Provided material.
START
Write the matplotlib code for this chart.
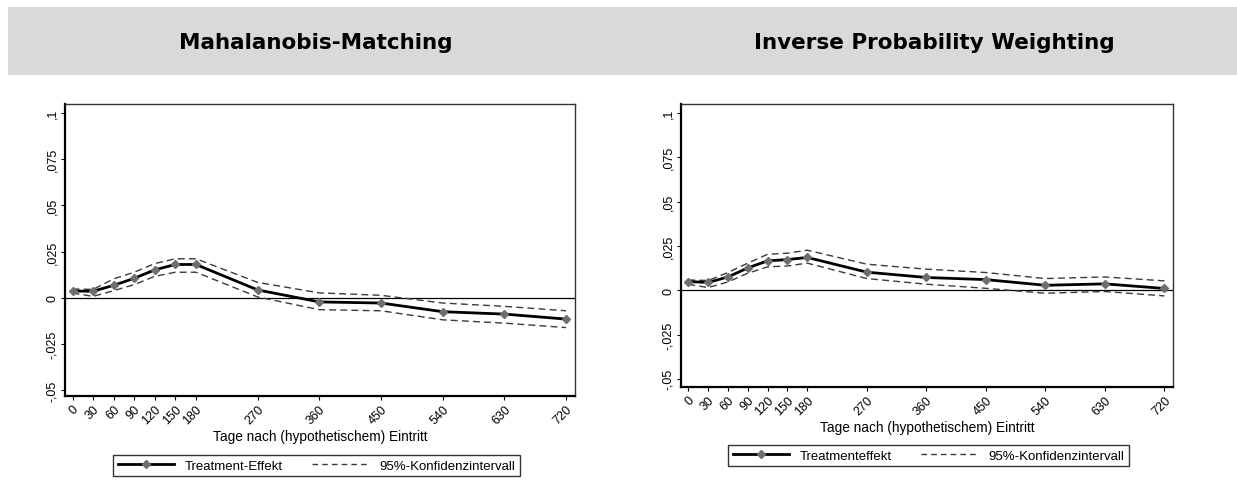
import matplotlib
matplotlib.use("Agg")
import matplotlib.pyplot as plt
from matplotlib.lines import Line2D
from matplotlib.patches import Rectangle

plt.rcParams['font.family'] = ['Liberation Sans', 'DejaVu Sans']

days = [0, 30, 60, 90, 120, 150, 180, 270, 360, 450, 540, 630, 720]
tick_labels = ["0", "30", "60", "90", "120", "150", "180", "270", "360", "450", "540", "630", "720"]
yticks = [-0.05, -0.025, 0, 0.025, 0.05, 0.075, 0.1]
ytick_labels = ["-,05", "-,025", "0", ",025", ",05", ",075", ",1"]

titles = ["Mahalanobis-Matching", "Inverse Probability Weighting"]
effect_names = ["Treatment-Effekt", "Treatmenteffekt"]
ci_name = "95%-Konfidenzintervall"
xlabel = "Tage nach (hypothetischem) Eintritt"

maha_eff = [0.0036, 0.0035, 0.0067, 0.0105, 0.0151, 0.0180, 0.0180, 0.0042, -0.0023, -0.0029, -0.0076, -0.0089, -0.0116]
maha_up = [0.0047, 0.0045, 0.0102, 0.0138, 0.0185, 0.0211, 0.0211, 0.0083, 0.0026, 0.0013, -0.0029, -0.0047, -0.0071]
maha_lo = [0.0025, 0.0007, 0.0038, 0.0071, 0.0116, 0.0138, 0.0138, 0.0004, -0.0065, -0.0071, -0.0120, -0.0138, -0.0162]

ipw_eff = [0.0049, 0.0044, 0.0075, 0.0126, 0.0166, 0.0173, 0.0185, 0.0102, 0.0072, 0.0060, 0.0028, 0.0036, 0.0010]
ipw_up = [0.0058, 0.0055, 0.0100, 0.0153, 0.0203, 0.0209, 0.0226, 0.0147, 0.0119, 0.0100, 0.0066, 0.0075, 0.0053]
ipw_lo = [0.0034, 0.0015, 0.0047, 0.0096, 0.0132, 0.0137, 0.0153, 0.0066, 0.0034, 0.0011, -0.0017, -0.0007, -0.0032]

W, H = 1237, 481
fig = plt.figure(figsize=(W / 100, H / 100), dpi=100)

# header band
fig.patches.append(Rectangle((8 / W, 1 - 76 / H), 1 - 8 / W, 68 / H, transform=fig.transFigure,
                             facecolor="#d9d9d9", edgecolor="none", zorder=0))
for tx, t in zip([316, 934], titles):
    fig.text(tx / W, 1 - 43 / H, t, ha="center", va="center", fontsize=15.5, fontweight="bold",
             family=["DejaVu Sans"])

panels = [
    dict(rect=(65, 105, 575, 397), ylim=(-0.0533, 0.105), data=(maha_eff, maha_up, maha_lo),
         xlab_y=437, leg=(113, 456, 521, 485), name=effect_names[0]),
    dict(rect=(681, 105, 1173, 388), ylim=(-0.0546, 0.1051), data=(ipw_eff, ipw_up, ipw_lo),
         xlab_y=428, leg=(728, 446, 1125, 469), name=effect_names[1]),
]

mcol = "#6e6e6e"
for p in panels:
    x0, y0, x1, y1 = p["rect"]
    ax = fig.add_axes([x0 / W, 1 - y1 / H, (x1 - x0) / W, (y1 - y0) / H])
    eff, up, lo = p["data"]
    ax.axhline(0, color="black", lw=0.9, zorder=1)
    ax.plot(days, up, color="#3a3a3a", lw=1.0, dashes=(5, 3), zorder=2)
    ax.plot(days, lo, color="#3a3a3a", lw=1.0, dashes=(5, 3), zorder=2)
    ax.plot(days, eff, color="black", lw=2.0, marker="D", markersize=4.5,
            markerfacecolor=mcol, markeredgecolor=mcol, zorder=3)
    ax.set_xlim(-11, 733)
    ax.set_ylim(*p["ylim"])
    ax.set_xticks(days)
    ax.set_xticklabels(tick_labels, rotation=45, ha="right", va="top", fontsize=9,
                       rotation_mode="anchor")
    ax.set_yticks(yticks)
    ax.set_yticklabels(ytick_labels, rotation=90, va="center", fontsize=9)
    ax.tick_params(axis="both", direction="out", length=3, width=0.8, pad=2)
    for s in ["left", "bottom"]:
        ax.spines[s].set_linewidth(1.6)
        ax.spines[s].set_color("black")
    for s in ["top", "right"]:
        ax.spines[s].set_linewidth(1.0)
        ax.spines[s].set_color("#333333")
    fig.text(((x0 + x1) / 2) / W, 1 - p["xlab_y"] / H, xlabel, ha="center", va="center", fontsize=9.8)

    lx0, ly0, lx1, ly1 = p["leg"]
    handles = [
        Line2D([], [], color="black", lw=2.0, marker="D", markersize=4,
               markerfacecolor=mcol, markeredgecolor=mcol),
        Line2D([], [], color="#3a3a3a", lw=1.0, dashes=(4, 3)),
    ]
    leg = fig.legend(handles, [p["name"], ci_name], loc="upper left",
                     bbox_to_anchor=(lx0 / W, 1 - ly0 / H), bbox_transform=fig.transFigure,
                     ncol=2, fontsize=9.5, frameon=True, fancybox=False, edgecolor="black",
                     handlelength=4.3, columnspacing=2.2, borderaxespad=0, borderpad=0.35,
                     handletextpad=0.8, numpoints=1)
    leg.get_frame().set_linewidth(1.0)

fig.savefig("out.png", dpi=100)
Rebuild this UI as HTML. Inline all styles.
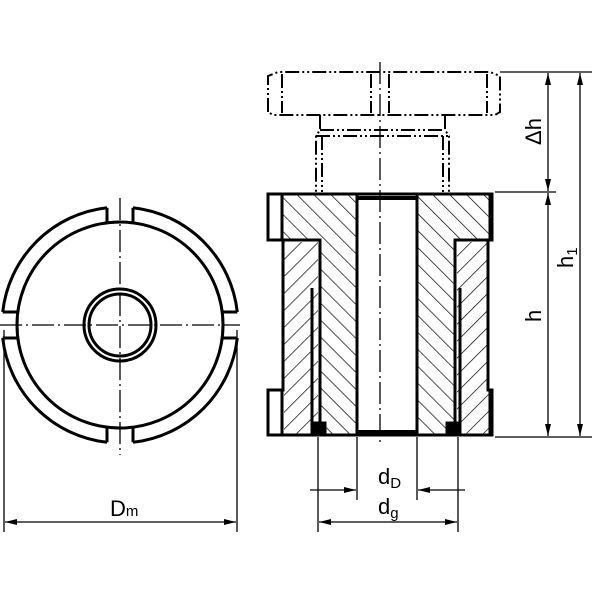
END
Work to complete. From the entries, copy out each line containing the word "matplotlib".

Right answer.
Write the matplotlib code for this chart.
import matplotlib
matplotlib.use("Agg")
import matplotlib.pyplot as plt
from matplotlib.lines import Line2D
from matplotlib.patches import Rectangle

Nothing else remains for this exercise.